Books — Male consumptive

Books

Male consumptive

Edna O'Brien wishes to impress, possess and intimidate the modern "married man". A pixie far from its haven, she wanders nocturnally like an evil dosage of farmyard brutality and beauty, seeking the fox of her delight.

To kill, even herself, with joy she fails (naturally) from the object of the title and cannot, "let go of him now, because if I did, all our happiness and my subsequent pain—I cannot vouch for his—will have been nothing, and nothing is a dreadful thing to hold on to."

Not the displaced political pilgrimmacing of McCarthy, nor sure-fire moral disemberments of Spark, nor the turgid social arras-climbing of Murdoch, Miss O'Brien remains the calmest, and openly funniest colleen alive. Some of her writing is still banned in Ireland, but she is, I feel, riding high among the squarlorly-lits in England at this moment.

These eight modestly long stories bring together for the first time her two distinct styles: a lyrical meno mosso of childhood randyness, and sardonic society dreaming. Some of them call out for the talents of Desmond Davis, Tushingham and Redgrave to really set them on fire. For the first time, since Sylvia Plath, anyway, I was reminded by a woman writer, Janet Frame. Not that it wasn't stimulating to be involved with a woman's words. It only seemed more incredible when sentences like the following, force your eye back into jerky repetition.
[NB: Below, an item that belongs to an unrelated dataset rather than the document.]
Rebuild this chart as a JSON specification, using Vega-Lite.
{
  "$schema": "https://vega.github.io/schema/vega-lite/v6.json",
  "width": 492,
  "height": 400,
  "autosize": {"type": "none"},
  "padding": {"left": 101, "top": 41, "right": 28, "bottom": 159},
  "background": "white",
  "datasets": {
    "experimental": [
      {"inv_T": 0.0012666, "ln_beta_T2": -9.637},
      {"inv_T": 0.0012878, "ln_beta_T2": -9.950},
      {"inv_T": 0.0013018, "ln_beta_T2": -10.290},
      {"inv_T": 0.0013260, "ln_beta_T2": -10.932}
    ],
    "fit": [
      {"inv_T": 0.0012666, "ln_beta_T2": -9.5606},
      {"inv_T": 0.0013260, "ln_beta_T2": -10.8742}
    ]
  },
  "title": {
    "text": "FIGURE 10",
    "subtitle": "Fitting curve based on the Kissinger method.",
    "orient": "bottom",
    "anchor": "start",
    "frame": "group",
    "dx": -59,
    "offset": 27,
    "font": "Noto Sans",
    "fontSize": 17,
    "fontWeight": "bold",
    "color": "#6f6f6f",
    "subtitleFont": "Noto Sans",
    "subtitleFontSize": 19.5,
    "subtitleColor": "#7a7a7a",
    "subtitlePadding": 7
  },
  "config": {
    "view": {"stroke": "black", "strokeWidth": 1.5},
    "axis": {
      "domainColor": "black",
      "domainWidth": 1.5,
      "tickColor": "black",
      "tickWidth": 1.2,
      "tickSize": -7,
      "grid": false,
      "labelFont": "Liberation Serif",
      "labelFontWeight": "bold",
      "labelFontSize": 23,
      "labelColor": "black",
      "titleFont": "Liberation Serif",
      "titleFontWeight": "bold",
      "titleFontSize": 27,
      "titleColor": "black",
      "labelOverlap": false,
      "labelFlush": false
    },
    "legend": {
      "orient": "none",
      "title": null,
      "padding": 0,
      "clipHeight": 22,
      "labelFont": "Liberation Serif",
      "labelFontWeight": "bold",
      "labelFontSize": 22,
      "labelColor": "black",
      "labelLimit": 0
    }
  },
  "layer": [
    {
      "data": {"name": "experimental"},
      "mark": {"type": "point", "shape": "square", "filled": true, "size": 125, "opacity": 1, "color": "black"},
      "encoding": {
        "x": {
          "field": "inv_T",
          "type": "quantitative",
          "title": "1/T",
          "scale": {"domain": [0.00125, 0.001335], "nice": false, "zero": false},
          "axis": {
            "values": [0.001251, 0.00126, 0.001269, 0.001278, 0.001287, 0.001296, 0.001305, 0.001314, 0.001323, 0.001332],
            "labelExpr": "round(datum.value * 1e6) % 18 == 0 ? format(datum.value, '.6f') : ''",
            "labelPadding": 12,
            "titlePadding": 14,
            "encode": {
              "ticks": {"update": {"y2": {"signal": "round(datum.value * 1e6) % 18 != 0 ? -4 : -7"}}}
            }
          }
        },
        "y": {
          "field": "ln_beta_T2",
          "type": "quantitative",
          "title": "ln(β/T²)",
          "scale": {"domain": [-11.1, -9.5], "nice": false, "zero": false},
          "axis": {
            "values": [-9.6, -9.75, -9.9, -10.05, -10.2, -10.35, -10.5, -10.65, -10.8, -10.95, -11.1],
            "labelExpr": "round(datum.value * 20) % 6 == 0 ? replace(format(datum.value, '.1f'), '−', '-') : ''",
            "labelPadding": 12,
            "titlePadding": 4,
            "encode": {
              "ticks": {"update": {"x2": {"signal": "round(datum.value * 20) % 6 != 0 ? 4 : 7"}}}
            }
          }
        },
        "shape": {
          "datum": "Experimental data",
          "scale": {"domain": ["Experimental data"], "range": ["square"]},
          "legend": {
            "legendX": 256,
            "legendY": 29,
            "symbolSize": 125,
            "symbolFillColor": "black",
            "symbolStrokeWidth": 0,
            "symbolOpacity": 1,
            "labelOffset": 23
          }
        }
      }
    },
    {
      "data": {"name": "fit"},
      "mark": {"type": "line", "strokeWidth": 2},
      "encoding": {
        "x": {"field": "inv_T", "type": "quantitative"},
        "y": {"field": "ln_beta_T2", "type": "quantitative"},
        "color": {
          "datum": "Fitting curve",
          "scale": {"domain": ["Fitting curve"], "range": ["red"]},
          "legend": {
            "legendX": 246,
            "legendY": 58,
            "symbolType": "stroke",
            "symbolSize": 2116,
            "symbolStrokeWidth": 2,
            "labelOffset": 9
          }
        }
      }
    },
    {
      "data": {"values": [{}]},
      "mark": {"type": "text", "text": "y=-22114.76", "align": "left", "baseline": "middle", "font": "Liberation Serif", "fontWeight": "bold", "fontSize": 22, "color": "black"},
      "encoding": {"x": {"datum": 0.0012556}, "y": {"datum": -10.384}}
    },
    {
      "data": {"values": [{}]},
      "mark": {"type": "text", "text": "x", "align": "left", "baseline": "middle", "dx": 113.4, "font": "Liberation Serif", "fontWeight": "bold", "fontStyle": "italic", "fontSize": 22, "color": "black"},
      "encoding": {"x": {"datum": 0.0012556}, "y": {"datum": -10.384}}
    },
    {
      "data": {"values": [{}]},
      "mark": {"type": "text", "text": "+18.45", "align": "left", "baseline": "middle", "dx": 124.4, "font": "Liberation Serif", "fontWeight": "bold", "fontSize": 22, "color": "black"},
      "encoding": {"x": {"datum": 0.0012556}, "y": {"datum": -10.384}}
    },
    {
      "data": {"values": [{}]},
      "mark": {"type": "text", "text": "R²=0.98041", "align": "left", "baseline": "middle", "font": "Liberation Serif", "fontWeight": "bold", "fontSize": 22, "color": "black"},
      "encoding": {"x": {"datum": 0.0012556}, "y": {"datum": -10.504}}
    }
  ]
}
From Paradise: " 'Are you interested in Mary Queen of Scots?' a woman whose skin had a beguiling radiance, answered yes over-readily. It was possible that such a radiance was the result of constant supplies of male sperm." And: "They drank. They smoked. All 12 smokers tossing the butts on to the tiled roof that sloped towards the farm buildings. Summer lightning started up. It was random and quiet and faintly theatrical. It seemed to be something devised for their amusement."

Beautiful stuff. In "The Rug", we hear old age talking their well-worm cliches into unintelligibility, like Water-house and Hall, cruel and dirty, many years hence.
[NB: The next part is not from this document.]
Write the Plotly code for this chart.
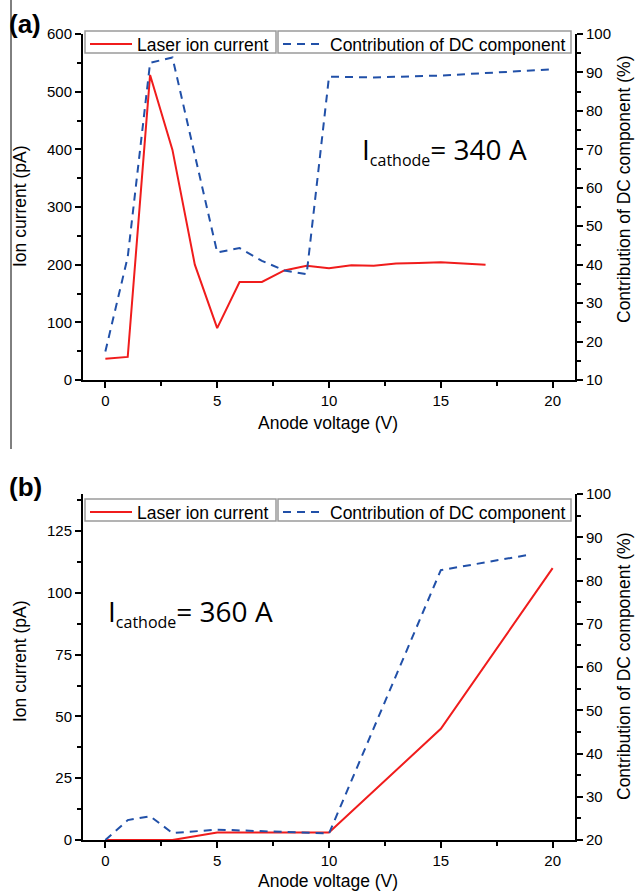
import plotly.graph_objects as go

W, H = 636, 892

# ---------------- data ----------------
# Panel (a): I_cathode = 340 A
a_red_x = [0, 1, 2, 3, 4, 5, 6, 7, 8, 9, 10, 11, 12, 13, 14, 15, 16, 17]
a_red_y = [37, 40, 529, 399, 200, 90, 170, 170, 190, 198, 194, 199, 198, 202, 203, 204, 202, 200]
a_blue_x = [0, 1, 2, 3, 5, 6, 7, 8, 9, 10, 12, 15, 20]
a_blue_y = [17.4, 42, 92.5, 93.9, 43.2, 44.3, 41, 38.5, 37.5, 88.9, 88.7, 89.2, 90.8]

# Panel (b): I_cathode = 360 A
b_red_x = [0, 1, 2, 3, 5, 10, 15, 20]
b_red_y = [0, 0, 0, 0, 3, 3, 45, 110]
b_blue_x = [0, 1, 2, 3, 5, 10, 15, 19]
b_blue_y = [20, 24.6, 25.5, 21.6, 22.4, 21.5, 82.4, 86]

series_names = ["Laser ion current", "Contribution of DC component"]
x_title = "Anode voltage (V)"
y_left_title = "Ion current (pA)"
y_right_title = "Contribution of DC component (%)"
panel_labels = ["(a)", "(b)"]
cathode_main = ["= 340 A", "= 360 A"]

RED = "#f01c1c"
BLUE = "#2150a8"
FONT = "Arial, Liberation Sans, sans-serif"


def px_x(p):
    return p / W


def px_y(p):
    return (H - p) / H


fig = go.Figure()

fig.add_trace(go.Scatter(x=a_red_x, y=a_red_y, mode="lines", name=series_names[0],
                         line=dict(color=RED, width=2), xaxis="x", yaxis="y", legend="legend"))
fig.add_trace(go.Scatter(x=a_blue_x, y=a_blue_y, mode="lines", name=series_names[1],
                         line=dict(color=BLUE, width=2, dash="8px,6px"), xaxis="x", yaxis="y2",
                         legend="legend2"))
fig.add_trace(go.Scatter(x=b_red_x, y=b_red_y, mode="lines", name=series_names[0],
                         line=dict(color=RED, width=2), xaxis="x2", yaxis="y3", legend="legend3"))
fig.add_trace(go.Scatter(x=b_blue_x, y=b_blue_y, mode="lines", name=series_names[1],
                         line=dict(color=BLUE, width=2, dash="8px,6px"), xaxis="x2", yaxis="y4",
                         legend="legend4"))

xdom = [px_x(83), px_x(575)]
ydom_a = [px_y(380), px_y(34)]
ydom_b = [px_y(840), px_y(494)]

tickfont = dict(family=FONT, size=15, color="black")


def axis_common(**kw):
    d = dict(showline=True, linecolor="black", linewidth=2, ticks="outside", ticklen=6,
             tickwidth=2, tickcolor="black", tickfont=tickfont, showgrid=False, zeroline=False,
             fixedrange=True, automargin=False)
    d.update(kw)
    return d


def minor(dtick):
    return dict(ticks="outside", ticklen=4, tickwidth=2, tickcolor="black", dtick=dtick,
                showgrid=False)


xaxis_kw = dict(range=[-1, 21], tickmode="linear", tick0=0, dtick=5, minor=minor(2.5))

fig.update_layout(
    template="none",
    width=W, height=H,
    margin=dict(l=0, r=0, t=0, b=0, autoexpand=False),
    paper_bgcolor="white", plot_bgcolor="white",
    xaxis=axis_common(domain=xdom, anchor="y", **xaxis_kw),
    yaxis=axis_common(domain=ydom_a, anchor="x", range=[0, 600], tickmode="linear", tick0=0,
                      dtick=100, minor=minor(50)),
    yaxis2=axis_common(overlaying="y", side="right", anchor="x", range=[10, 100],
                       tickmode="linear", tick0=10, dtick=10, minor=minor(5)),
    xaxis2=axis_common(domain=xdom, anchor="y3", **xaxis_kw),
    yaxis3=axis_common(domain=ydom_b, anchor="x2", range=[0, 140], tickmode="linear", tick0=0,
                       dtick=25, minor=minor(12.5)),
    yaxis4=axis_common(overlaying="y3", side="right", anchor="x2", range=[20, 100],
                       tickmode="linear", tick0=20, dtick=10, minor=minor(5)),
    showlegend=True,
)

# legend entries (native legends; frames drawn as shapes below)
leg_common = dict(bgcolor="rgba(0,0,0,0)", borderwidth=0,
                  font=dict(family=FONT, size=17.5, color="black"),
                  xanchor="left", yanchor="top", itemwidth=42, tracegroupgap=0)
fig.update_layout(
    legend=dict(x=px_x(85), y=px_y(26), **leg_common),
    legend2=dict(x=px_x(278), y=px_y(26), **leg_common),
    legend3=dict(x=px_x(85), y=px_y(494), **leg_common),
    legend4=dict(x=px_x(278), y=px_y(494), **leg_common),
)

shapes = []
for top, bot in [(31, 53), (499, 521)]:
    for x0, x1 in [(85, 276), (278, 571)]:
        shapes.append(dict(type="rect", xref="paper", yref="paper",
                           x0=px_x(x0), x1=px_x(x1), y0=px_y(bot), y1=px_y(top),
                           line=dict(color="#9a9a9a", width=1.5), fillcolor="rgba(0,0,0,0)",
                           layer="above"))
# thin left border line next to panel (a)
shapes.append(dict(type="line", xref="paper", yref="paper", x0=px_x(11), x1=px_x(11),
                   y0=1, y1=px_y(449), line=dict(color="black", width=1)))

annots = []
title_font = dict(family=FONT, size=17.5, color="black")
# (left title center y, right title center y, x-title center y)
for yl, yr, xc in [(206, 190, 423), (661, 667, 881)]:
    annots.append(dict(text=y_left_title, x=px_x(20), y=px_y(yl), xref="paper", yref="paper",
                       textangle=-90, showarrow=False, font=title_font,
                       xanchor="center", yanchor="middle"))
    annots.append(dict(text=y_right_title, x=px_x(624), y=px_y(yr), xref="paper", yref="paper",
                       textangle=-90, showarrow=False, font=title_font,
                       xanchor="center", yanchor="middle"))
    annots.append(dict(text=x_title, x=px_x(328), y=px_y(xc), xref="paper", yref="paper",
                       showarrow=False, font=title_font, xanchor="center", yanchor="middle"))

# panel labels
for lab, yc in zip(panel_labels, [24, 487]):
    annots.append(dict(text="<b>" + lab + "</b>", x=px_x(25), y=px_y(yc), xref="paper",
                       yref="paper", showarrow=False,
                       font=dict(family=FONT, size=26, color="black"),
                       xanchor="center", yanchor="middle"))

# cathode current labels
for main, (xl, yc) in zip(cathode_main, [(360, 150), (106, 612)]):
    txt = "I<sub><span style='font-size:16px'>cathode</span></sub>" + main
    annots.append(dict(text=txt, x=px_x(xl), y=px_y(yc), xref="paper", yref="paper",
                       showarrow=False, font=dict(family="Open Sans", size=28, color="black"),
                       xanchor="left", yanchor="middle"))

fig.update_layout(annotations=annots, shapes=shapes)

fig.write_html("out.html")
The strangulated joys of a young girl, stranded in an animal-excremented village for a semi-orgiastic food-wake, is a long story "Irish Revel". Full of the boozy humour and catholic grotesqueries that Flann O'Brien (surely a relation?) patented in his similar novel. The Hard Life. The stewpid colourful girls of Mrs Roger's Commercial Hotel, especially Eithne Duggan and her hair, "dyed blonde that stood out, all frizzed and alarming. She reminded Mary of a moulting hen about to attempt flight". And later on when they were all bedded down drunk, she warns Doris who's desperate for the lav, "if anyone uses that pot I'm not going to sleep here."

In her two earlier novels, August is a Wicked Month and Casualties of Peace, Miss O'Brien nearly shocked.

Using illicit rampaging prose, pathetic symbols in her sex-hungry conquests, she is always funny in a selfdoubting sort of way. She writes now, it seems, more autobiographically, or has to. The "Love Object" story of a nearly-person relationship is shudderingly too obvious in its home journal horse playing.

Out of the reach of her male, there is a baby-soft raspberry blowing somewhere inside Edna O'Brien's pretty head.

Edna O'Brien: The Love Object. Cape, London. 189pp. $2.60. Reviewed by Michael Heath.